The Commissioner cites several cases in support of his position, the strongest of which would appear to be an estate tax case, Rosenfield v. United States, 156 F. Supp. 780 (E.D. Pa. 1957), affd. per curiam 254 F.2d 940 (3d Cir. 1958). In Rosenfield, the attorney for the estate checked the box marked “Yes” in answering the question whether the estate chose to have the alternative valuation date apply for purposes of valuing the assets for estate tax purposes. The attorney mistakenly believed that by making this election, the estate would be allowed to select either the date of death or the alternative valuation date for each asset independently. The estate tax return reflected the attorney’s confusion, since some assets were valued as of the date of death, while others were valued as of the alternative valuation date. The District Court held that the estate’s election would be valid in the absence of evidence that the estate did not intend to make the election, despite the fact that the estate tax return reflected an erroneous view of the nature of the election. Rosenfield v. United States, supra at 782-783.
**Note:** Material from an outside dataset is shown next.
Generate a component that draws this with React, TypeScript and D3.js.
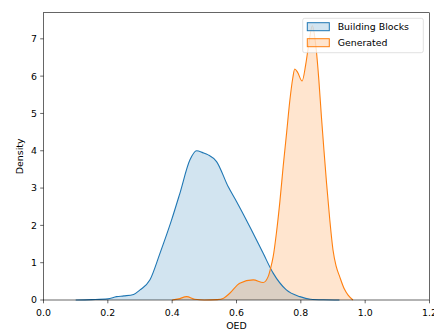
import React from "react";
import * as d3 from "d3";

const bbX = [0.10, 0.15, 0.20, 0.227, 0.25, 0.28, 0.30, 0.331, 0.362, 0.398, 0.424, 0.455, 0.476, 0.495, 0.512, 0.538, 0.574, 0.600, 0.641, 0.683, 0.714, 0.755, 0.797, 0.83, 0.87, 0.92];
const bbY = [0.0, 0.01, 0.03, 0.09, 0.11, 0.15, 0.27, 0.54, 1.25, 2.14, 2.86, 3.75, 4.00, 3.95, 3.89, 3.71, 3.04, 2.64, 1.97, 1.25, 0.72, 0.27, 0.09, 0.02, 0.005, 0];

const genX = [0.40, 0.42, 0.445, 0.47, 0.50, 0.54, 0.56, 0.579, 0.61, 0.652, 0.683, 0.698, 0.706, 0.714, 0.724, 0.735, 0.745, 0.756, 0.766, 0.775, 0.781, 0.79, 0.804, 0.815, 0.822, 0.836, 0.848, 0.856, 0.864, 0.872, 0.880, 0.890, 0.900, 0.910, 0.921, 0.935, 0.947, 0.962];
const genY = [0, 0.03, 0.09, 0.02, 0, 0.01, 0.05, 0.18, 0.45, 0.54, 0.47, 0.62, 0.85, 1.16, 1.79, 2.65, 3.57, 4.5, 5.36, 5.95, 6.19, 6.1, 5.87, 6.3, 6.70, 7.35, 6.70, 5.9, 4.91, 4.0, 3.13, 2.15, 1.34, 0.9, 0.62, 0.3, 0.13, 0];

const xTicks = [0.0, 0.2, 0.4, 0.6, 0.8, 1.0, 1.2];
const yTicks = [0, 1, 2, 3, 4, 5, 6, 7];
const seriesNames = ["Building Blocks", "Generated"];
const colors = ["#1f77b4", "#ff7f0e"];

const W = 434, H = 331;
const L = 43.5, R = 429.5, T = 12.7, B = 300;

export default function App() {
  const x = d3.scaleLinear().domain([0, 1.2]).range([L, R]);
  const y = d3.scaleLinear().domain([0, 7.7]).range([B, T]);
  const series = [
    bbX.map((v, i) => [v, bbY[i]] as [number, number]),
    genX.map((v, i) => [v, genY[i]] as [number, number]),
  ];
  const area = d3.area<[number, number]>().x(d => x(d[0])).y0(y(0)).y1(d => y(d[1])).curve(d3.curveMonotoneX);
  const line = d3.line<[number, number]>().x(d => x(d[0])).y(d => y(d[1])).curve(d3.curveMonotoneX);
  const font = "DejaVu Sans, sans-serif";
  const fs = 9.4;
  return (
    <svg width={W} height={H} style={{ position: "absolute", left: 0, top: 0 }} fontFamily={font}>
      <rect x={0} y={0} width={W} height={H} fill="white" />
      {series.map((s, i) => (
        <path key={"a" + i} d={area(s) || ""} fill={colors[i]} fillOpacity={0.2} stroke="none" />
      ))}
      {series.map((s, i) => (
        <path key={"l" + i} d={line(s) || ""} fill="none" stroke={colors[i]} strokeWidth={1.1} />
      ))}
      <rect x={L} y={T} width={R - L} height={B - T} fill="none" stroke="#000" strokeWidth={0.6} />
      {xTicks.map(t => (
        <g key={"x" + t}>
          <line x1={x(t)} x2={x(t)} y1={B} y2={B + 3.3} stroke="#000" strokeWidth={0.6} />
          <text x={x(t)} y={B + 15.5} fontSize={fs} textAnchor="middle" fill="#000">{t.toFixed(1)}</text>
        </g>
      ))}
      {yTicks.map(t => (
        <g key={"y" + t}>
          <line x1={L - 3.3} x2={L} y1={y(t)} y2={y(t)} stroke="#000" strokeWidth={0.6} />
          <text x={L - 6.5} y={y(t) + 3.4} fontSize={fs} textAnchor="end" fill="#000">{t}</text>
        </g>
      ))}
      <text x={(L + R) / 2} y={329} fontSize={fs} textAnchor="middle" fill="#000">OED</text>
      <text transform={`translate(23.2,${(T + B) / 2}) rotate(-90)`} fontSize={fs} textAnchor="middle" fill="#000">Density</text>
      <g>
        <rect x={302.7} y={18.3} width={120.6} height={34.4} rx={2} fill="white" fillOpacity={0.8} stroke="#cccccc" strokeWidth={0.6} />
        {seriesNames.map((n, i) => (
          <g key={n}>
            <rect x={307.3} y={22.7 + i * 16} width={22} height={8} fill={colors[i]} fillOpacity={0.2} stroke={colors[i]} strokeWidth={1} />
            <text x={337.7} y={30 + i * 16} fontSize={fs} fill="#000">{n}</text>
          </g>
        ))}
      </g>
    </svg>
  );
}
While Rosenfield may appear to be analogous to this case, it is distinguishable. In this case, the elections for 1984 and 1985 consisted of explicit statements made by petitioners on their returns for those years, and both such statements contained the underlined word “regular.” Thus, the very statements by which petitioners attempted to make the section 172(b)(3)(C) election made clear their intent to make a limited election that was unavailable to them. In Rosenfield, by contrast, the election was made by checking a “Yes” box rather than a “No” box. The information that revealed the taxpayer’s intent to make an unavailable election did not appear in the statement by which the election was made, but only in other parts of the return. The Rosenfield court assigned a much greater significance to the fact that the “Yes” box was checked them to the inconsistent treatment of some of the estate’s assets on the return, i.e., as though no election had been made. See Rosenfield v. United States, supra at 782-783. Here, petitioners made an explicit statement in an attempt to make an election that was not open to them, in contrast to the election made in Rosenfield by checking the “Yes” box — an election that was open to the taxpayer.
The Commissioner misplaces his reliance on the legislative intent behind section 6411, which governs, among other things, tentative refunds stemming from net operating loss carrybacks. It may be true, as argued by the Commissioner, that only a cursory inspection of the refund application is possible, given the 90-day period within which the Commissioner must issue or deny the request for a refund. See sec. 6411(b); S. Rept. 1357, 78th Cong., 2d Sess. (1944), 1945 C.B. 580, 582-583; sec. 1.6411-l(a), Income Tax Regs. But the issuance of a refund under section 6411 does not prevent the Commissioner from subsequently determining a deficiency during the period normally allowed under section 6501 et seq. The time limits imposed on the Commissioner by the tentative refund procedure therefore did not interfere with his ability ultimately to discover that petitioners intended to make an unavailable election. Those time limits are irrelevant here.
Having determined that various other contentions made by the parties do not merit discussion,
Decision will be entered under Rule 155.